PWSA: Past, Present, and Future

 
Crew for testing the No. 4 Pumping Station in Aspinwall, date unknown

Crew for testing the No. 4 Pumping Station in Aspinwall, date unknown

 
PWSA construction on Smallman Street, 2018

PWSA construction on Smallman Street, 2018

We know PWSA has not always been perfect. After ingenious drinking water and sewer infrastructure was built for our city generations ago, those systems were neglected and fell into disrepair. Leaders failed to invest in our drinking water, stormwater, and sewer infrastructure, adopting a “fix it when it fails” mentality, and intervening only at a point of failure, which is the most expensive way to maintain a system.

PWSA experienced leadership turnover, making it difficult to finalize plans and see them through to completion. Some well-intentioned changes were poorly executed. As a result, we found ourselves out of compliance with regulatory standards. Lead levels in drinking water increased. Inaccuracies in billing went uncorrected, and PWSA did not provide the customer service every resident deserves.

Thankfully, PWSA has turned the page. We are on the road to recovery. We have consistent, committed, proven leadership at the helm, and we have plans for 2030 and beyond. We’re raising the revenue we need to properly maintain our systems and get ahead of the curve with repairs – including removing all lead service lines well before 2030. Our customer service and billing has improved, and we’re implementing state-of-the-art systems to make sure PWSA not only complies with, but exceeds regulatory standards.

 
 
The Water Treatment Plan in Aspinwall, 2018

The Water Treatment Plan in Aspinwall, 2018

Lanpher Reservoir Construction, 1914

Lanpher Reservoir Construction, 1914


Strong Financial Footing

As a municipal authority, PWSA is able to obtain a very low interest rate on debt. As a public water system, we have access to municipal bond markets that investor-owned systems cannot access, and we have a strong track record of successfully competing for state and federal financing programs.

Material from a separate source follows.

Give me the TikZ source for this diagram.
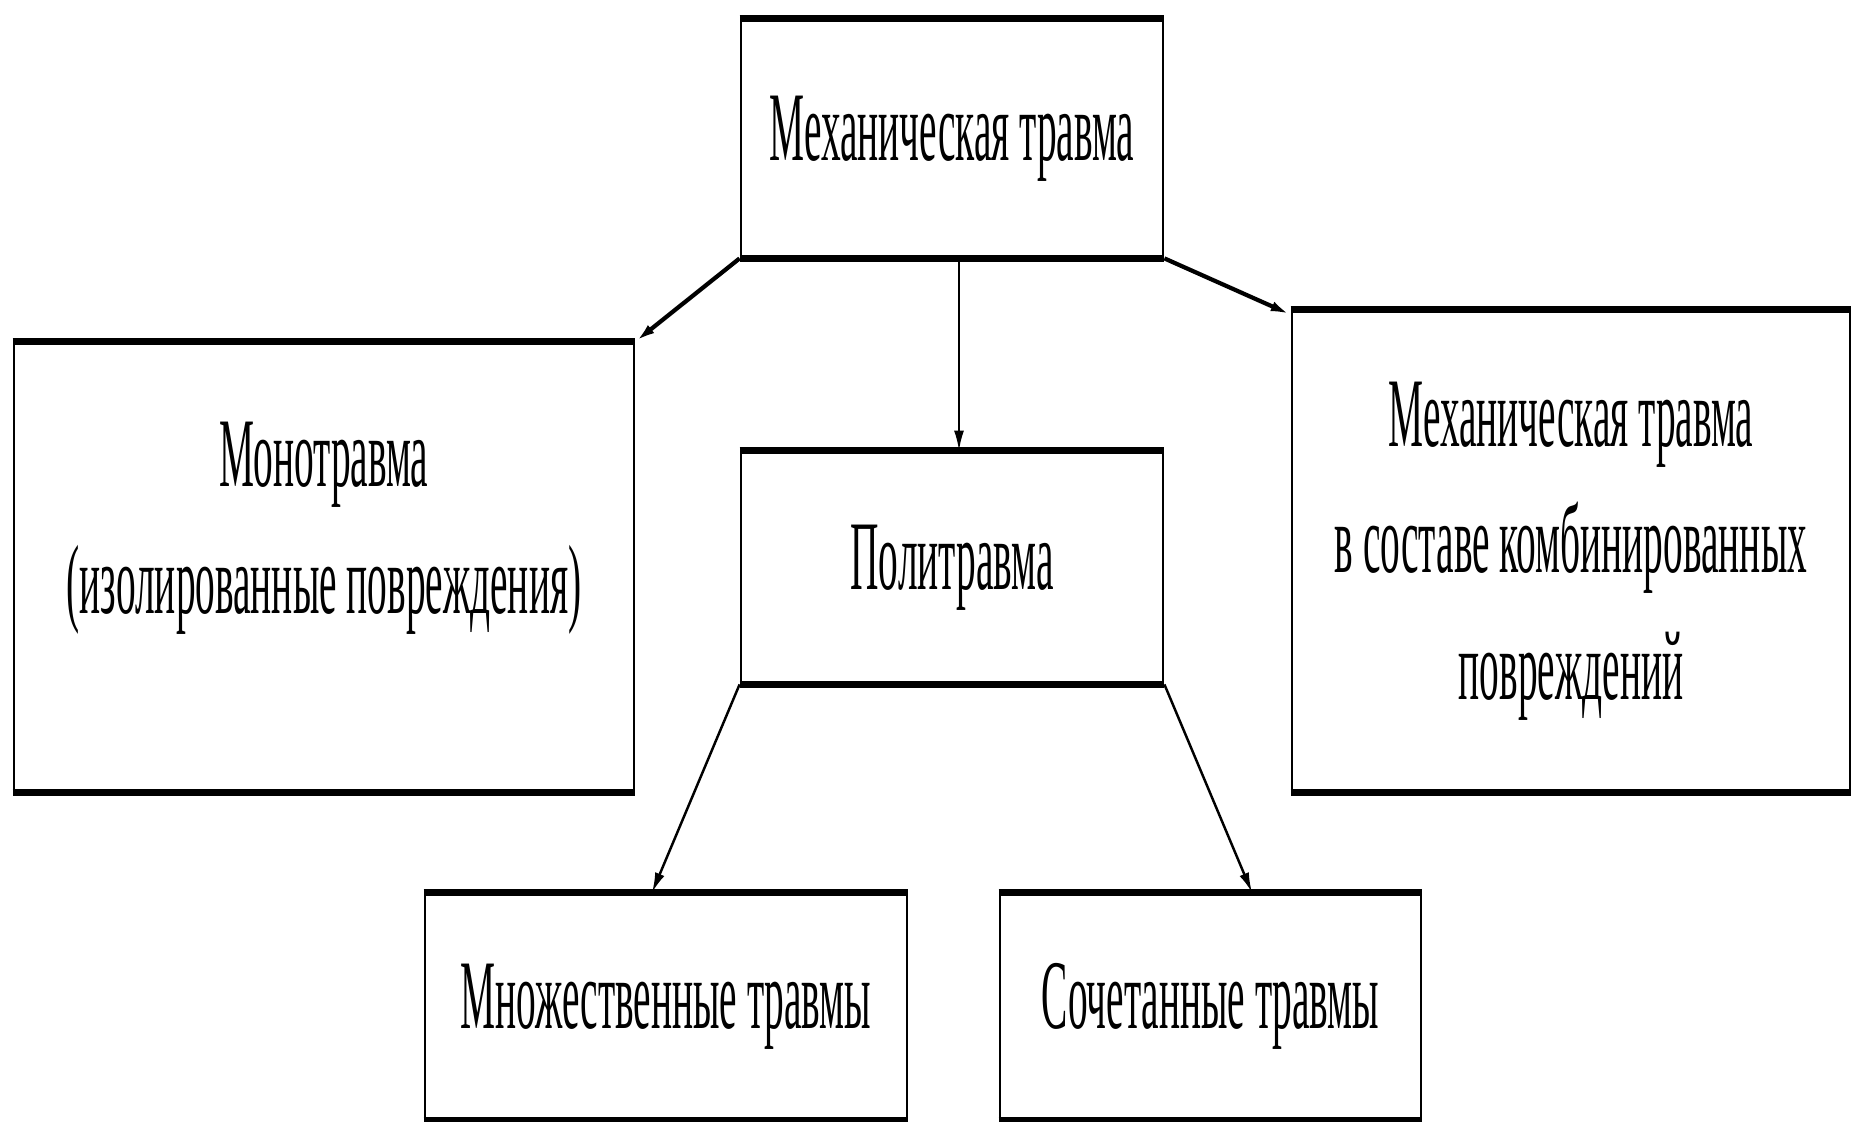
\documentclass[tikz,border=0pt]{standalone}
\usepackage{fontspec}
\setmainfont{Liberation Serif}[FakeStretch=0.4]
\usetikzlibrary{arrows.meta}
\usetikzlibrary{positioning}
\tikzset{>={Latex[length=4mm,width=2mm]}}

\begin{document}
\begin{tikzpicture}[box/.style={draw, line width=1.6pt, align=center, inner sep=0pt, font=\fontsize{56}{72}\selectfont}] % mechanical trauma scheme
	\useasboundingbox (0,0) rectangle (37.04,-22.44);
	\node[box, minimum width=8.44cm, minimum height=4.74cm] (mech) at (19.04,-2.77) {Механическая травма};
	\node[box, minimum width=12.4cm, minimum height=8.96cm, text depth=56pt] (mono) at (6.48,-11.34) {Монотравма\\(изолированные повреждения)};
	\node[box, minimum width=8.44cm, minimum height=4.62cm] (poly) at (19.04,-11.35) {Политравма};
	\node[box, minimum width=11.16cm, minimum height=9.6cm] (comb) at (31.42,-11.02) {Механическая травма\\в составе комбинированных\\повреждений};
	\node[box, minimum width=9.64cm, minimum height=4.5cm] (mult) at (13.32,-20.13) {Множественные травмы};
	\node[box, minimum width=8.42cm, minimum height=4.5cm] (assoc) at (24.21,-20.13) {Сочетанные травмы};
	\foreach \n in {mech,mono,poly,comb,mult,assoc}
		\draw[line width=4.2pt] (\n.north west) -- (\n.north east) (\n.south west) -- (\n.south east);
	\draw[->, line width=2.4pt] (mech.south west) -- (mono.north east);
	\draw[->, line width=1.2pt] ([xshift=0.14cm]mech.south) -- ([xshift=0.14cm]poly.north);
	\draw[->, line width=2.4pt] (mech.south east) -- ([yshift=-0.1cm]comb.north west);
	\draw[->, line width=1.4pt] (poly.south west) -- ([xshift=-0.28cm]mult.north);
	\draw[->, line width=1.4pt] (poly.south east) -- ([xshift=0.83cm]assoc.north);
\end{tikzpicture}
\end{document}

Much like the City of Pittsburgh and Allegheny County, lenders assess us favorably. Because of that strong financial position, we can continue to borrow, at the lowest available interest rates, securing investment in our Capital Improvement Plan.

On the Path with PUC

Through a change in state law, the Pennsylvania Public Utility Commission (PUC) began overseeing on April 1, 2018. The PUC now oversees customer service, operations, performance, and ratemaking. This transition offers PWSA customers new protections and opportunities. We believe PUC oversight only strengthens Pittsburgh’s water future.

PUC supervision helps protect consumers, demands transparency and accountability, and keeps PWSA on the same performance expectations as other large utilities in the state. With PUC oversight, our customers can have peace of mind that we are monitored to use your rate money wisely. At PWSA, we invest revenues generated from rates in critical infrastructure upgrades, not exorbitant management salaries, multi-million-dollar marketing campaigns, or making a profit for shareholders or investors. As a publicly-owned utility, Pittsburghers can rest assured that we take every dollar and invest it back into their drinking water, stormwater, and sewer systems.

The Road Ahead

PWSA is now looking toward the future. Our key investment areas include: lead line replacement, infrastructure repairs and replacement, and coordination with other utilities and City departments and neighboring municipalities for cost savings and smart planning.

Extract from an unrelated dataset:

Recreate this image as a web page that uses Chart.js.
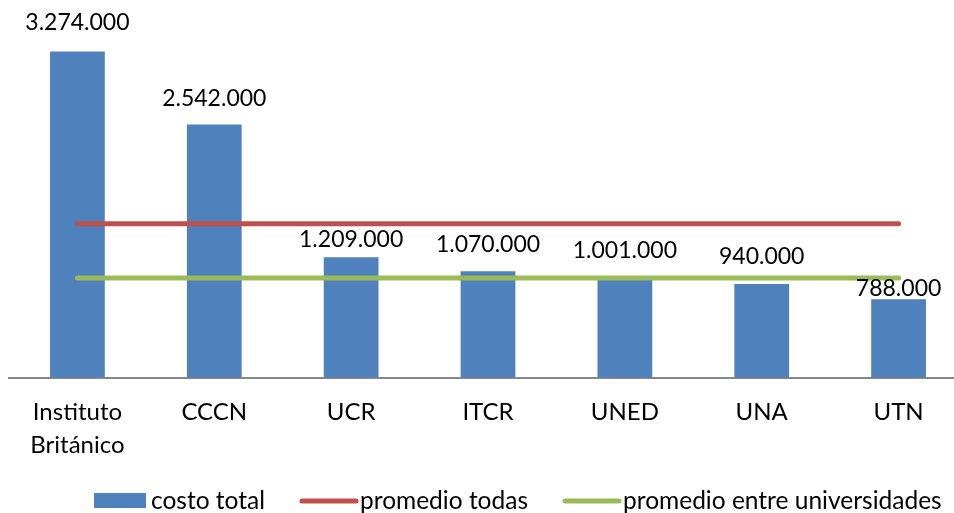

We are ahead of our schedule for lead line replacements and on track to have all lead service lines removed within the city within seven years. We are also beginning to use Orthophosphate, a common, food-grade additive that will help protect residents from lead in pipes.

No one wants their road paved three times in a year, so we are committed to working closely with the City and other utilities to “dig once” for repairs and paving. We are always looking for ways to be more efficient, including increased coordination with City agencies to ensure water is considered when planning for new transportation and development projects. We’re also exploring ways to prepare for the future, such as installing conduits for fiber optic and other cables alongside our water infrastructure when we open a street to make repairs. Space in these conduits could be rented to third parties in the telecom industry and elsewhere, generating revenue for the public and enhancing connectivity.

We are committed to rebuilding our systems in a way that is not only functional, but environmentally sustainable. This starts with restoring our existing gravity-based systems, rather than building energy intensive pump-based systems. We’re also pursuing renewable sources for the energy that our system does use, including renewable energy technologies like solar panels on our facilities and infrastructure. Our green-first approach to stormwater treats runoff using natural, passive methods that improve water quality. And we’re installing networked meters that will allow customers to monitor water usage in real time, providing information they need for water conservation.

The new leadership at PWSA is committed to restoring the glory of Pittsburgh’s water system. We will build and maintain a water infrastructure system that we can all count on, now and in the future. PWSA will be accountable and transparent, making sure all Pittsburghers get a voice in their water future through 2030 and beyond.

We are environmental stewards, ensuring we put clean water back into our rivers for ourselves and our neighbors downstream. We are financial stewards, making sure we spend wisely. We are your neighbors, we are accessible, we are your public servants -- here to deliver for you.